SET EXERCISE
Repeat the data word for word. Do not include the pictures.

PROVIDED DATA
###

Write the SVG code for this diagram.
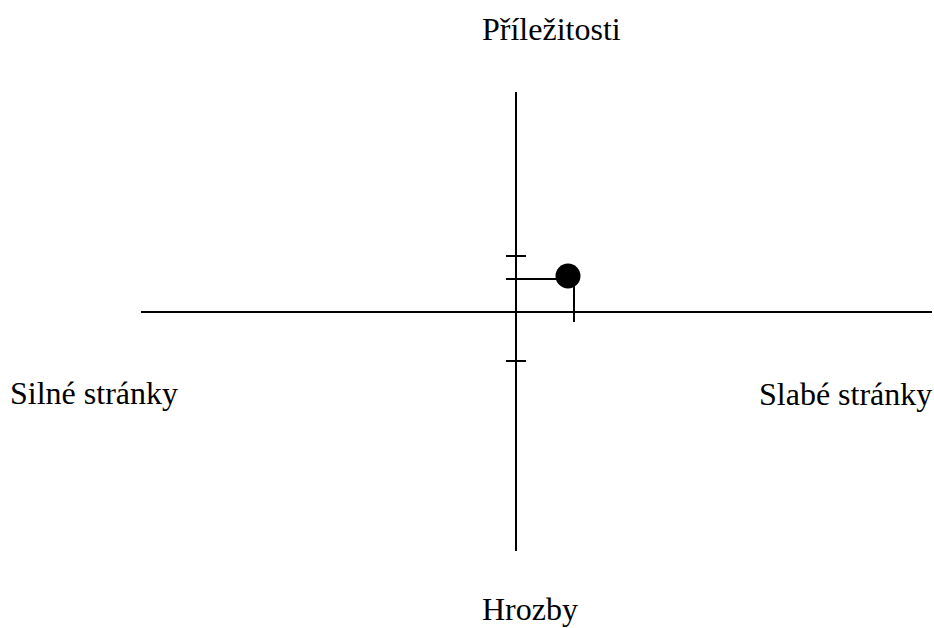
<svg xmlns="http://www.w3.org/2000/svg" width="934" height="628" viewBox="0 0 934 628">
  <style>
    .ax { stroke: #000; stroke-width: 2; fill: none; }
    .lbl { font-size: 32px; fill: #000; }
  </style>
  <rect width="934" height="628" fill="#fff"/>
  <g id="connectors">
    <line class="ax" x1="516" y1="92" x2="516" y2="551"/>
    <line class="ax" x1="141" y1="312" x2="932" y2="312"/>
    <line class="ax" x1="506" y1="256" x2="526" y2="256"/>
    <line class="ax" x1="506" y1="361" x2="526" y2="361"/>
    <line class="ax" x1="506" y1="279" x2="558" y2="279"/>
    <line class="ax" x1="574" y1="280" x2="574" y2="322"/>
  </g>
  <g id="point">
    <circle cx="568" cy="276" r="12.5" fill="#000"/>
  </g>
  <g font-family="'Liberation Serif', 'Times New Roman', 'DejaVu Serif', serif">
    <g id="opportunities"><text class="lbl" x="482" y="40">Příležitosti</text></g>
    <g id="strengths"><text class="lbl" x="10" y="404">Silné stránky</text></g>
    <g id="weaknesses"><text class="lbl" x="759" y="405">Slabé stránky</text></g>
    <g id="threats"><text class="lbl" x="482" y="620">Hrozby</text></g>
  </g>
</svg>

###

TASK RESPONSE
Write the SVG code for this diagram.
<svg xmlns="http://www.w3.org/2000/svg" width="934" height="628" viewBox="0 0 934 628">
  <style>
    .ax { stroke: #000; stroke-width: 2; fill: none; }
    .lbl { font-size: 32px; fill: #000; }
  </style>
  <rect width="934" height="628" fill="#fff"/>
  <g id="connectors">
    <line class="ax" x1="516" y1="92" x2="516" y2="551"/>
    <line class="ax" x1="141" y1="312" x2="932" y2="312"/>
    <line class="ax" x1="506" y1="256" x2="526" y2="256"/>
    <line class="ax" x1="506" y1="361" x2="526" y2="361"/>
    <line class="ax" x1="506" y1="279" x2="558" y2="279"/>
    <line class="ax" x1="574" y1="280" x2="574" y2="322"/>
  </g>
  <g id="point">
    <circle cx="568" cy="276" r="12.5" fill="#000"/>
  </g>
  <g font-family="'Liberation Serif', 'Times New Roman', 'DejaVu Serif', serif">
    <g id="opportunities"><text class="lbl" x="482" y="40">Příležitosti</text></g>
    <g id="strengths"><text class="lbl" x="10" y="404">Silné stránky</text></g>
    <g id="weaknesses"><text class="lbl" x="759" y="405">Slabé stránky</text></g>
    <g id="threats"><text class="lbl" x="482" y="620">Hrozby</text></g>
  </g>
</svg>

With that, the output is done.